[Provided material]:
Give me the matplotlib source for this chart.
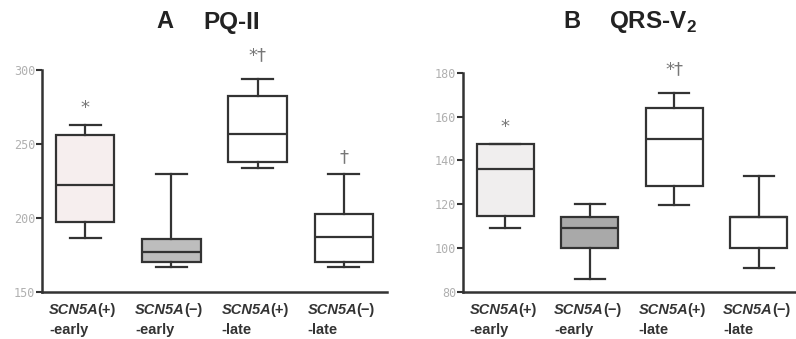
import matplotlib
matplotlib.use("Agg")
import matplotlib.pyplot as plt

plt.rcParams['font.family'] = ['Liberation Sans', 'DejaVu Sans']

group_names = ["SCN5A", "SCN5A", "SCN5A", "SCN5A"]
group_signs = ["(+)", "(\u2212)", "(+)", "(\u2212)"]
group_phase = ["-early", "-early", "-late", "-late"]

# PQ-II (ms)
pq_whislo = [186.5, 166.7, 233.6, 166.7]
pq_q1 = [197.0, 170.5, 238.0, 170.5]
pq_med = [222.0, 177.0, 256.8, 187.4]
pq_q3 = [256.3, 186.0, 282.2, 203.0]
pq_whishi = [262.8, 229.5, 293.7, 229.5]
pq_marks = ["*", "", "*\u2020", "\u2020"]

# QRS-V2 (ms)
qrs_whislo = [109.1, 86.1, 119.7, 91.1]
qrs_q1 = [114.5, 100.2, 128.4, 100.2]
qrs_med = [135.9, 109.3, 149.7, 114.1]
qrs_q3 = [147.6, 114.1, 163.8, 114.1]
qrs_whishi = [147.6, 119.9, 170.6, 132.7]
qrs_marks = ["*", "", "*\u2020", ""]

pq_fill = ["#f6eeee", "#bdbdbd", "white", "white"]
qrs_fill = ["#f0eeee", "#a9a9a9", "white", "white"]

W, H = 796, 339
fig = plt.figure(figsize=(W / 100, H / 100), dpi=100)

line_c = "#333333"
lab_c = "#333333"


def panel(rect, whislo, q1, med, q3, whishi, fills, marks, ylim, yticks):
    ax = fig.add_axes(rect)
    stats = []
    for i in range(4):
        stats.append(dict(whislo=whislo[i], q1=q1[i], med=med[i], q3=q3[i],
                          whishi=whishi[i], fliers=[]))
    lw = 1.6
    bp = ax.bxp(stats, positions=[1, 2, 3, 4], widths=0.68, capwidths=0.36,
                patch_artist=True, showfliers=False,
                boxprops=dict(linewidth=lw, edgecolor=line_c),
                medianprops=dict(linewidth=lw, color=line_c),
                whiskerprops=dict(linewidth=lw, color=line_c),
                capprops=dict(linewidth=lw, color=line_c))
    for patch, fc in zip(bp['boxes'], fills):
        patch.set_facecolor(fc)
    ax.set_xlim(0.5, 4.5)
    ax.set_ylim(*ylim)
    ax.set_yticks(yticks)
    ax.set_yticklabels([str(t) for t in yticks], fontsize=8.5, color="#b0b0b0",
                       family="DejaVu Sans Mono")
    ax.set_xticks([])
    for s in ("top", "right"):
        ax.spines[s].set_visible(False)
    for s in ("left", "bottom"):
        ax.spines[s].set_linewidth(1.8)
        ax.spines[s].set_color(line_c)
    ax.tick_params(axis="y", length=4, width=1.5, color=line_c, pad=1)
    for i, m in enumerate(marks):
        if m:
            off = 17 if len(m) == 1 else 24
            ax.annotate(m, xy=(i + 1, whishi[i]), xytext=(0, off),
                        textcoords="offset pixels", ha="center", va="center",
                        fontsize=13, color="#777777", family="DejaVu Sans")
    tr = ax.get_xaxis_transform()
    for i in range(4):
        name = ax.text(i + 1 - 0.42, -0.05, group_names[i], transform=tr,
                       ha="left", va="top", fontsize=10.5, fontweight="bold",
                       fontstyle="italic", color=lab_c)
        ax.annotate(group_signs[i], xy=(1, 1), xycoords=name, xytext=(-1, 0),
                    textcoords="offset pixels", ha="left", va="top",
                    fontsize=10.5, fontweight="bold", color=lab_c)
        ax.annotate(group_phase[i], xy=(0, 0), xycoords=name, xytext=(0, -6),
                    textcoords="offset pixels", ha="left", va="top",
                    fontsize=10.5, fontweight="bold", color=lab_c)
    return ax


bottom = 1 - 292 / H
axA = panel([42 / W, bottom, 345 / W, 222 / H], pq_whislo, pq_q1, pq_med, pq_q3, pq_whishi,
            pq_fill, pq_marks, (150, 300), [150, 200, 250, 300])
axB = panel([463 / W, bottom, 338 / W, 219.3 / H], qrs_whislo, qrs_q1, qrs_med, qrs_q3,
            qrs_whishi, qrs_fill, qrs_marks, (80, 180), [80, 100, 120, 140, 160, 180])

fig.text(165 / W, 1 - 22 / H, "A", ha="center", va="center", fontsize=17,
         fontweight="bold", color="#222222")
fig.text(232 / W, 1 - 22 / H, "PQ-II", ha="center", va="center", fontsize=17.5,
         fontweight="bold", color="#222222")
fig.text(572 / W, 1 - 22 / H, "B", ha="center", va="center", fontsize=17,
         fontweight="bold", color="#222222")
fig.text(653 / W, 1 - 22 / H, "QRS-V$_\\mathregular{2}$", ha="center", va="center",
         fontsize=17.5, fontweight="bold", color="#222222")

fig.savefig("out.png", dpi=100)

[Exercise directions]: Go through the listing above and write it out again exactly, dropping the pictures.

[Completed exercise]:
Give me the matplotlib source for this chart.
import matplotlib
matplotlib.use("Agg")
import matplotlib.pyplot as plt

plt.rcParams['font.family'] = ['Liberation Sans', 'DejaVu Sans']

group_names = ["SCN5A", "SCN5A", "SCN5A", "SCN5A"]
group_signs = ["(+)", "(\u2212)", "(+)", "(\u2212)"]
group_phase = ["-early", "-early", "-late", "-late"]

# PQ-II (ms)
pq_whislo = [186.5, 166.7, 233.6, 166.7]
pq_q1 = [197.0, 170.5, 238.0, 170.5]
pq_med = [222.0, 177.0, 256.8, 187.4]
pq_q3 = [256.3, 186.0, 282.2, 203.0]
pq_whishi = [262.8, 229.5, 293.7, 229.5]
pq_marks = ["*", "", "*\u2020", "\u2020"]

# QRS-V2 (ms)
qrs_whislo = [109.1, 86.1, 119.7, 91.1]
qrs_q1 = [114.5, 100.2, 128.4, 100.2]
qrs_med = [135.9, 109.3, 149.7, 114.1]
qrs_q3 = [147.6, 114.1, 163.8, 114.1]
qrs_whishi = [147.6, 119.9, 170.6, 132.7]
qrs_marks = ["*", "", "*\u2020", ""]

pq_fill = ["#f6eeee", "#bdbdbd", "white", "white"]
qrs_fill = ["#f0eeee", "#a9a9a9", "white", "white"]

W, H = 796, 339
fig = plt.figure(figsize=(W / 100, H / 100), dpi=100)

line_c = "#333333"
lab_c = "#333333"


def panel(rect, whislo, q1, med, q3, whishi, fills, marks, ylim, yticks):
    ax = fig.add_axes(rect)
    stats = []
    for i in range(4):
        stats.append(dict(whislo=whislo[i], q1=q1[i], med=med[i], q3=q3[i],
                          whishi=whishi[i], fliers=[]))
    lw = 1.6
    bp = ax.bxp(stats, positions=[1, 2, 3, 4], widths=0.68, capwidths=0.36,
                patch_artist=True, showfliers=False,
                boxprops=dict(linewidth=lw, edgecolor=line_c),
                medianprops=dict(linewidth=lw, color=line_c),
                whiskerprops=dict(linewidth=lw, color=line_c),
                capprops=dict(linewidth=lw, color=line_c))
    for patch, fc in zip(bp['boxes'], fills):
        patch.set_facecolor(fc)
    ax.set_xlim(0.5, 4.5)
    ax.set_ylim(*ylim)
    ax.set_yticks(yticks)
    ax.set_yticklabels([str(t) for t in yticks], fontsize=8.5, color="#b0b0b0",
                       family="DejaVu Sans Mono")
    ax.set_xticks([])
    for s in ("top", "right"):
        ax.spines[s].set_visible(False)
    for s in ("left", "bottom"):
        ax.spines[s].set_linewidth(1.8)
        ax.spines[s].set_color(line_c)
    ax.tick_params(axis="y", length=4, width=1.5, color=line_c, pad=1)
    for i, m in enumerate(marks):
        if m:
            off = 17 if len(m) == 1 else 24
            ax.annotate(m, xy=(i + 1, whishi[i]), xytext=(0, off),
                        textcoords="offset pixels", ha="center", va="center",
                        fontsize=13, color="#777777", family="DejaVu Sans")
    tr = ax.get_xaxis_transform()
    for i in range(4):
        name = ax.text(i + 1 - 0.42, -0.05, group_names[i], transform=tr,
                       ha="left", va="top", fontsize=10.5, fontweight="bold",
                       fontstyle="italic", color=lab_c)
        ax.annotate(group_signs[i], xy=(1, 1), xycoords=name, xytext=(-1, 0),
                    textcoords="offset pixels", ha="left", va="top",
                    fontsize=10.5, fontweight="bold", color=lab_c)
        ax.annotate(group_phase[i], xy=(0, 0), xycoords=name, xytext=(0, -6),
                    textcoords="offset pixels", ha="left", va="top",
                    fontsize=10.5, fontweight="bold", color=lab_c)
    return ax


bottom = 1 - 292 / H
axA = panel([42 / W, bottom, 345 / W, 222 / H], pq_whislo, pq_q1, pq_med, pq_q3, pq_whishi,
            pq_fill, pq_marks, (150, 300), [150, 200, 250, 300])
axB = panel([463 / W, bottom, 338 / W, 219.3 / H], qrs_whislo, qrs_q1, qrs_med, qrs_q3,
            qrs_whishi, qrs_fill, qrs_marks, (80, 180), [80, 100, 120, 140, 160, 180])

fig.text(165 / W, 1 - 22 / H, "A", ha="center", va="center", fontsize=17,
         fontweight="bold", color="#222222")
fig.text(232 / W, 1 - 22 / H, "PQ-II", ha="center", va="center", fontsize=17.5,
         fontweight="bold", color="#222222")
fig.text(572 / W, 1 - 22 / H, "B", ha="center", va="center", fontsize=17,
         fontweight="bold", color="#222222")
fig.text(653 / W, 1 - 22 / H, "QRS-V$_\\mathregular{2}$", ha="center", va="center",
         fontsize=17.5, fontweight="bold", color="#222222")

fig.savefig("out.png", dpi=100)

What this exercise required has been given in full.